Today, I continue my efforts to look into the assorted Christmas songs floating around the air waves. Those reading my journal who think I've stared with the "Easy" ones will not be surprised by my next choice. I've picked another song whose disturbing imagery and connotations are close to the surface.
I Saw Mommy Kissing Santa Claus
T. Connor (c) 1952
I saw Mommy kissing Santa Claus
Underneath the mistletoe last night.
Well, the twisted aspects of this song start of with a bang. Here we see a small child relating the act of catching his mother in a compromising situation with an individual known to distribute gifts. This is not a good beginning.
She didn't see me creep
down the stairs to have a peep;
She thought that I was tucked
up in my bedroom fast asleep.
This is a fairly ordinary image. I defy you to find a single parent who observes a Christmas morning gift exchange who hasn't encountered this situation. Kids are impatient and sneak down to see their presents, it's a fact of life.

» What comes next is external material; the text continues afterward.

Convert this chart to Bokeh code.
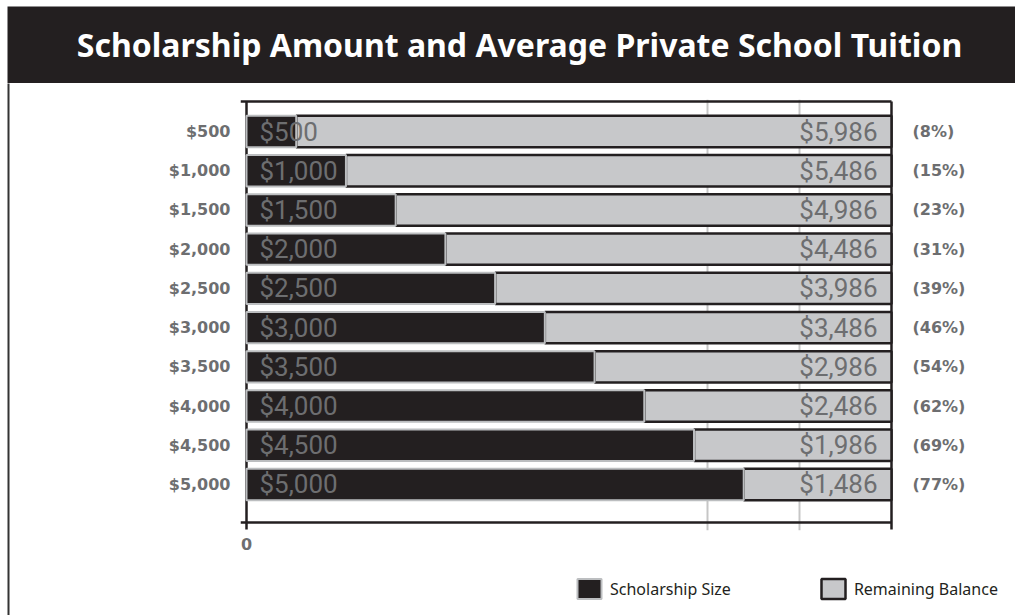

Then, I saw Mommy tickle Santa Claus
Underneath his beard so snowy white;
An here things get worse. Not only is there a make out session, but tickling. We're clearly past the level of a casual moment of passion, and into the kind of actions that generally require a certain level of comfort between the parties. This is not the first time this has happened.
Oh, what a laugh it would have been
If Daddy had only seen
Mommy kissing Santa Claus last night.
Notice the lack of real consequences for being caught. More on this later.
The glee with which the song is normally sung, combined with the complete lack of shame, makes it clear that the child finds the situation amusing. No indication is ever given that the child suspects Santa is really his Father in disguise, nor does the song indicate if this should be taken as implied. Most listeners imply it themselves.
Now for a moment, assume that this song is one that is written, like most Santa centered Christmas sings, under the assumption that Santa Claus is real. What does it say?
First of all, we have a married woman compromising herself in her own home, while her child is home. This man is known to be married, and is supposed to be visiting a large number of children during this meeting.
The child is young, so we can safely assume he / she is either adopted or the mother is under the age of 45.
Assuming the mother is 24 to 45, we see her kissing and tickling a man who is not only several generations older than her, but fat and elderly, kept alive by magic and enchantment. The best case scenario we're looking at is that she's exchanging flirtation, perhaps sexual favors, for material goods. Literally shagging Santa for a diamond ring or pearl necklace.
But what if this isn't a case of sex for goods? What if, instead of a barter form of prostitution, the mother is genuinely attracted to Santa? We have a woman dallying with a man who was elderly when she herself was an infant. At the very least she has some disturbing fixations regarding older men, often considered a sign of sexual abuse.
And what about Santa? He's kissing, perhaps gaining carnal knowledge of, a woman he's known, at least casually, since the first year of her life. He would have seen her grown up, perhaps receiving and reading her letters throughout her childhood. We are often disturbed by a 50 + Rock Star taking up with a 20 something model, how much more distressing is this situation?
It's not unlike the idea of one of the Sesame Street Cast having an affair with a woman who had been on the show as a child. We would recoil at the thought, especially if the program were still showing skits featuring the two love birds when one was in their 20s and the other around 9.
And why is the child amused at the thought of the Father finding out?
Oh, what a laugh it would have been
Why isn't; the Mother's fidelity taken more seriously?
Let's assume the parents are not in a Poly relationship. The father is either emasculated and unable to take his wife to task for her infidelity, or he himself is so unfaithful that he might be genuinely amused to find out his wife is involved with Santa when he himself is having an affair with his secretary.
And what about another, even more disturbing interpretation?
What if the child and father are both fairly masoganistic? What if the husband is abusive, and the child so twisted by an unhealthy environment that he / she finds the beatings amusing? Is the mother desperately trying to recapture a small fragment of a safe and romanticized childhood, or did she find herself with an abusive husband as a result of the mental damage from being molested by Santa himself?
I think we can all see why the general interpretation is to assume that Santa is in fact the father in disguise, and the child probably knows.